== Work required ==
Pull every line containing "React" from the entries.

+++ Listed records

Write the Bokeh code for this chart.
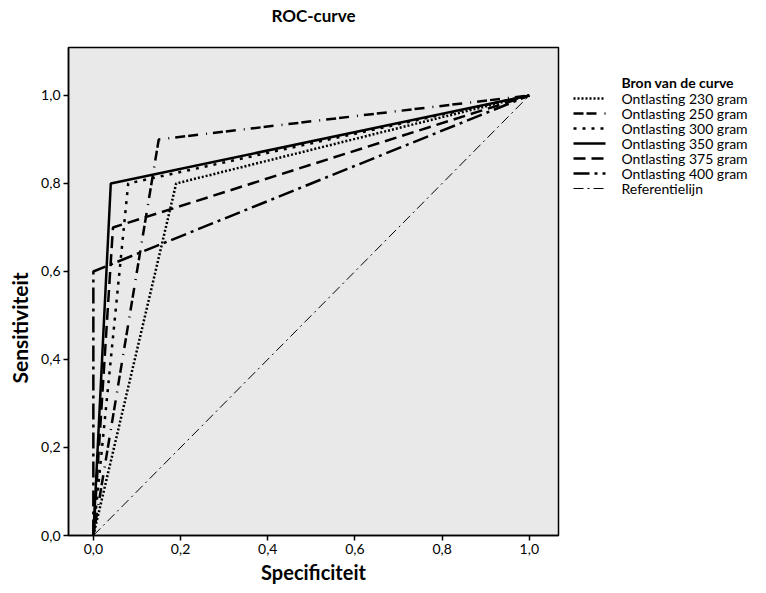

++++++
+++ Listed records

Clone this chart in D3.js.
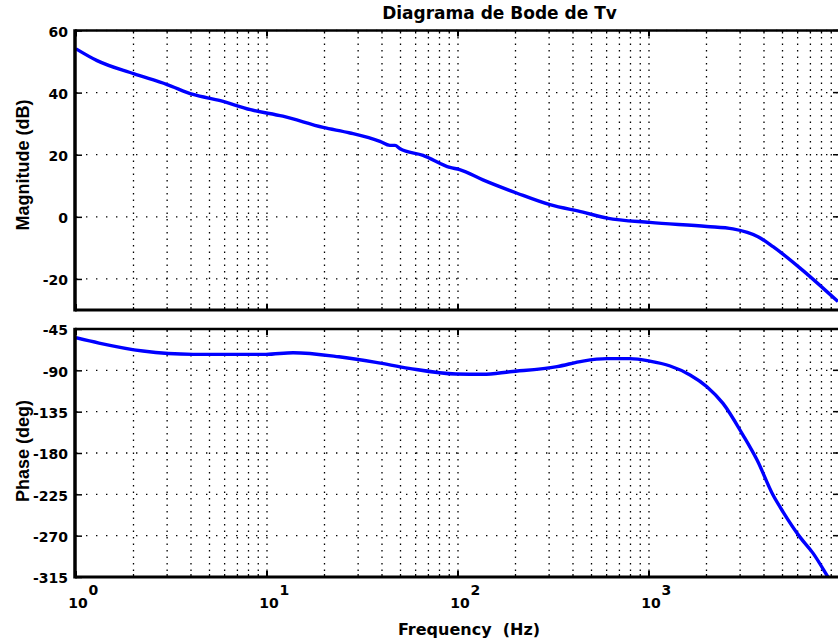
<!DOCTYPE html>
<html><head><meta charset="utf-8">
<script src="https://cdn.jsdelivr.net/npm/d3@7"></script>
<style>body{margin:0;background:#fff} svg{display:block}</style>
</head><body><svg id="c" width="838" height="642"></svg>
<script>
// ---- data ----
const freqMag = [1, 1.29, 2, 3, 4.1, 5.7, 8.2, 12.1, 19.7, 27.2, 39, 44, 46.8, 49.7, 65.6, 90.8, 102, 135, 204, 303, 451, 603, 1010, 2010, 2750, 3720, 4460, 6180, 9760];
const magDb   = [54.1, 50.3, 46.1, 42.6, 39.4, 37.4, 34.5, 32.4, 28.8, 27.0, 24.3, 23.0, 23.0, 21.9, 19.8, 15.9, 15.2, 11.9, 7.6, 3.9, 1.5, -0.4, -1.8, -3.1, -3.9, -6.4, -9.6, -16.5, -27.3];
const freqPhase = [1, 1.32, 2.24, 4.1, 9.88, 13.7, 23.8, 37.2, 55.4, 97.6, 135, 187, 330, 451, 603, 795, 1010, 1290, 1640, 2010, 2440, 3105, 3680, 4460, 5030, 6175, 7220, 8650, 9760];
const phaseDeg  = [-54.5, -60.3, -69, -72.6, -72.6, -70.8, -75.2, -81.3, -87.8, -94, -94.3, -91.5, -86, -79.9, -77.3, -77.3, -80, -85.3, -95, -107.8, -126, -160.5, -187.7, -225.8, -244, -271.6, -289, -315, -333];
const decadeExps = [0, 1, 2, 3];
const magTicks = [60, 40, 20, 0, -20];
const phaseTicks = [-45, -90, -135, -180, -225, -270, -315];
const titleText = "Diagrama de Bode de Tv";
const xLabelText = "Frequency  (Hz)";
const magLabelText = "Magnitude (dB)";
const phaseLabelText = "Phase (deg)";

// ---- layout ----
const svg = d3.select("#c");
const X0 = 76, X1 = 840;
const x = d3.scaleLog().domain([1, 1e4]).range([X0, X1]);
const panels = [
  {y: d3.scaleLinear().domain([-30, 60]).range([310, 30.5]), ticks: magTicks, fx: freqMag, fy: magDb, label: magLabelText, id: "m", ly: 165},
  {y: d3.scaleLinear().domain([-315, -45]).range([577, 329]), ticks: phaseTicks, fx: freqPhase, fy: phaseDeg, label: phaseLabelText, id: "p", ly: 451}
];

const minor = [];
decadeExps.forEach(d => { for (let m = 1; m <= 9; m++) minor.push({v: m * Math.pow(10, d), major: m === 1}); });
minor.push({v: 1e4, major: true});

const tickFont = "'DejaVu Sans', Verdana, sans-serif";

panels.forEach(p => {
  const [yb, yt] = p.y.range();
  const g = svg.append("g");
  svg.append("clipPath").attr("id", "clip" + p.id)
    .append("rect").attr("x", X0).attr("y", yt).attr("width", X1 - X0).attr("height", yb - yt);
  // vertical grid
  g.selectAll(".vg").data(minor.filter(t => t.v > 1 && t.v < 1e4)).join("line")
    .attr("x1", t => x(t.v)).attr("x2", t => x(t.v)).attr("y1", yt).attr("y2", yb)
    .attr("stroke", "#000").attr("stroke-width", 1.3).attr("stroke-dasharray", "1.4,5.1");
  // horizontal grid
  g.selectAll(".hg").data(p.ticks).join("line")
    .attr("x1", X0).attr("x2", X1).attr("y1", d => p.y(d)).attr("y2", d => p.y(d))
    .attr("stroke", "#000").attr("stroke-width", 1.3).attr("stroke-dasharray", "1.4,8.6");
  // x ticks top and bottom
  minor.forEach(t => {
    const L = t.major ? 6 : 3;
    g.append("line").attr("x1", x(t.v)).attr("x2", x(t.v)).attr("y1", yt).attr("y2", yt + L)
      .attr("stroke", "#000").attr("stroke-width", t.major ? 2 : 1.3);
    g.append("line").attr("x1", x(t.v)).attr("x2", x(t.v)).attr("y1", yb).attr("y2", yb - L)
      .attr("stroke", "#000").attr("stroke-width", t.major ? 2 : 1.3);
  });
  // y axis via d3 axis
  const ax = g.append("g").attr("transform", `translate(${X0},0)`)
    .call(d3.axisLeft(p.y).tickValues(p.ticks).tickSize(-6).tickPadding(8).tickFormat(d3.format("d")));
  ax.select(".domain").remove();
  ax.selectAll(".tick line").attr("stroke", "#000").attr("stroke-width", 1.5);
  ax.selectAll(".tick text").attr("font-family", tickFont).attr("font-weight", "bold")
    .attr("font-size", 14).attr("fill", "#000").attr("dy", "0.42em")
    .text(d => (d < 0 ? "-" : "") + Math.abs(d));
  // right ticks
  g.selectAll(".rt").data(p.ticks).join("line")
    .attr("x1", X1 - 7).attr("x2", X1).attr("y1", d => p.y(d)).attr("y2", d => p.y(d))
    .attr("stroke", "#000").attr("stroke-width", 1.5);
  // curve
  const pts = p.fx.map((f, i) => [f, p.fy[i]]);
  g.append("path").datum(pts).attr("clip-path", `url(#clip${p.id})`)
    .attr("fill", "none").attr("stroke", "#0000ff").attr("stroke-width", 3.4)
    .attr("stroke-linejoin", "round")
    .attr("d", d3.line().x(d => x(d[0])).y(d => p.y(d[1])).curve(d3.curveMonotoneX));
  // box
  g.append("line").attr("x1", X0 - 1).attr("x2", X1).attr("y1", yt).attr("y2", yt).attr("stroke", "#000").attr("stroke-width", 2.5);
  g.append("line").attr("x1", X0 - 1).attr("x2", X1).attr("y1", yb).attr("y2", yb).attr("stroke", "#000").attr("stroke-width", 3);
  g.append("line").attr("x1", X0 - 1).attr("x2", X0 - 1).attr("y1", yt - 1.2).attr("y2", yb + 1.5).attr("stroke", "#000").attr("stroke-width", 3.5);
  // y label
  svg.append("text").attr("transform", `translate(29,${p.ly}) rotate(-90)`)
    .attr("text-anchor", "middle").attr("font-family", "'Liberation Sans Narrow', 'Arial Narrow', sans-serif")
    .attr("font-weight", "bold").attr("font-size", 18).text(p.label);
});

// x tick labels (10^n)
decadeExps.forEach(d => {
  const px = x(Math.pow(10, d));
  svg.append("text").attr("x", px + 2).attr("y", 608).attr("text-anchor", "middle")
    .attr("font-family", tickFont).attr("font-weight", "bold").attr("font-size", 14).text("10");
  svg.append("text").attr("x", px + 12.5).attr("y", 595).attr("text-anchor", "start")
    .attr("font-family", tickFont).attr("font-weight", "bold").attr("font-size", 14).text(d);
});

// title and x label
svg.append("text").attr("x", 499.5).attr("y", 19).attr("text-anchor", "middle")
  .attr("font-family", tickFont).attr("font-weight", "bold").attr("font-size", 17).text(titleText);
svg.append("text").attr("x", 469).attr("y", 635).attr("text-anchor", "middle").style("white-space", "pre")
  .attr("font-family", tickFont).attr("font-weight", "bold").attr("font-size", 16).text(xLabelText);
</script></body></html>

++++++
+++ Listed records

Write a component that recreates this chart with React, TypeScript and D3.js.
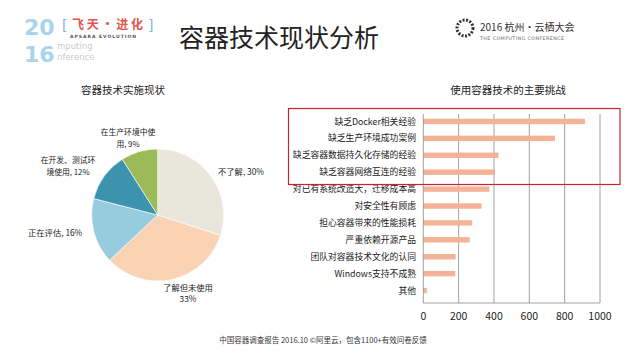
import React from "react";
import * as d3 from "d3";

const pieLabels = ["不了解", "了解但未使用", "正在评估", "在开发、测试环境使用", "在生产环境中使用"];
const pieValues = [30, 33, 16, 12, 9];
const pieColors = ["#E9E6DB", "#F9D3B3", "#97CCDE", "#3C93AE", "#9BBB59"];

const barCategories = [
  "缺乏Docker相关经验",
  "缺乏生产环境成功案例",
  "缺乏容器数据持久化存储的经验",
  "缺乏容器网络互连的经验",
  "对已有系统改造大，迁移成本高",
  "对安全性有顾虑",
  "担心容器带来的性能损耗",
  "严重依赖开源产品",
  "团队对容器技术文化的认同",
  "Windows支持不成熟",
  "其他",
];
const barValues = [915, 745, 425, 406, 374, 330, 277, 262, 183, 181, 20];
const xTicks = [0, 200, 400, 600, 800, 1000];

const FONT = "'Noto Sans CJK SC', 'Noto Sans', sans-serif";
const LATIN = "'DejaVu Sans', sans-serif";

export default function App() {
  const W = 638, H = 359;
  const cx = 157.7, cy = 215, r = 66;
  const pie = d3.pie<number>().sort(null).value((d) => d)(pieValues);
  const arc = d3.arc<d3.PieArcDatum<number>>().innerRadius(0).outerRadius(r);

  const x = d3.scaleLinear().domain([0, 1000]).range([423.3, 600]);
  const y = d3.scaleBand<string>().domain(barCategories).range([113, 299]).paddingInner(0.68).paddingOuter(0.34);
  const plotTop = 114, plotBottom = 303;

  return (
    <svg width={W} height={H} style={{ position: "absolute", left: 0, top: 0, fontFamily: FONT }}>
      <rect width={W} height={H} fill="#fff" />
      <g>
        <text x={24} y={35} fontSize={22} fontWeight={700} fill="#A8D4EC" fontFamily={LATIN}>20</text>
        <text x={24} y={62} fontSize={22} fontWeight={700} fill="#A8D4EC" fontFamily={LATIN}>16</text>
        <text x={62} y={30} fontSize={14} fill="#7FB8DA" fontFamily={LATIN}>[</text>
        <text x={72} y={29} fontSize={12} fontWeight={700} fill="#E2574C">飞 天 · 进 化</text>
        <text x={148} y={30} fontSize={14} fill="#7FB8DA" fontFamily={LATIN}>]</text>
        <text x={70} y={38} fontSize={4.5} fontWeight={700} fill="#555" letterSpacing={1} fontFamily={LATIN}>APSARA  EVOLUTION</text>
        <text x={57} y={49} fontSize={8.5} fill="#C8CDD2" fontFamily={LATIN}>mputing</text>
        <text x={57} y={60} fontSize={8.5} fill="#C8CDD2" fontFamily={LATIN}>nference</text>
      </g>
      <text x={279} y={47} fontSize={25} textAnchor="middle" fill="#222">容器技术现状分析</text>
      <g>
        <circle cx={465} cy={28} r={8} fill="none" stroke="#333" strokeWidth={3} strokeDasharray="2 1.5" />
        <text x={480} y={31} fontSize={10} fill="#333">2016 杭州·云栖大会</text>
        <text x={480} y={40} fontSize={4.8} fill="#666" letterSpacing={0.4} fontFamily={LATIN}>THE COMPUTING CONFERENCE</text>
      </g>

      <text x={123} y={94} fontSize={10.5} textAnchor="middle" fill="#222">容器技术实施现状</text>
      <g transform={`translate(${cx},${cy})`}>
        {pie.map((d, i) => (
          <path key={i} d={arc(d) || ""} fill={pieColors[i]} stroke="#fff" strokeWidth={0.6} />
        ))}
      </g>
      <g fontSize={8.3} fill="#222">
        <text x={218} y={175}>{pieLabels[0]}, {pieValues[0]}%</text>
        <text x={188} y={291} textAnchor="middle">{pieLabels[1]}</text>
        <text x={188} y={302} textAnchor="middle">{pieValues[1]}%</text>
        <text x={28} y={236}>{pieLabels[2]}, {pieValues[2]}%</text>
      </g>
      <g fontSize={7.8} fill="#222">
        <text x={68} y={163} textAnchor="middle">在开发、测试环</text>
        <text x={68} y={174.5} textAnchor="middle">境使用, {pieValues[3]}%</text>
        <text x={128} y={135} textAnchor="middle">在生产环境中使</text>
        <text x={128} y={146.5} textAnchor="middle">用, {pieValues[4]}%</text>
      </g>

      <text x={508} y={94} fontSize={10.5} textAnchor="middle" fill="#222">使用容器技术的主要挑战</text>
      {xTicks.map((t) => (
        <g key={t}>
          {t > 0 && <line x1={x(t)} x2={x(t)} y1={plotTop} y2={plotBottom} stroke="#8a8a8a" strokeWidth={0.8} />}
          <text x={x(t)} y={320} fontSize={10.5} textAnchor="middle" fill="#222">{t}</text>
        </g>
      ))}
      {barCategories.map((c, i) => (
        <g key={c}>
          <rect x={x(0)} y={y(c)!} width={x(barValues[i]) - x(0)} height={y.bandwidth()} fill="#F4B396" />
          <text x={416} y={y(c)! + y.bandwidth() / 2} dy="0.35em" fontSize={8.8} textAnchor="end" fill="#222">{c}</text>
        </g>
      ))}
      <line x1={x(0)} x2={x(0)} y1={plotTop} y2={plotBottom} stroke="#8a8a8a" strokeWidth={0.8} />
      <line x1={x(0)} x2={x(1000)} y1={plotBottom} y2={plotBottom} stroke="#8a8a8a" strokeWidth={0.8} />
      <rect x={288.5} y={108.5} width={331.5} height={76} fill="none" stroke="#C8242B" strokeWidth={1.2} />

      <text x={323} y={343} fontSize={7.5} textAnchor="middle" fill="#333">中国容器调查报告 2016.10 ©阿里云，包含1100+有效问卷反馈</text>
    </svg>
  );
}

++++++

== The solution ==
Write a component that recreates this chart with React, TypeScript and D3.js.
import React from "react";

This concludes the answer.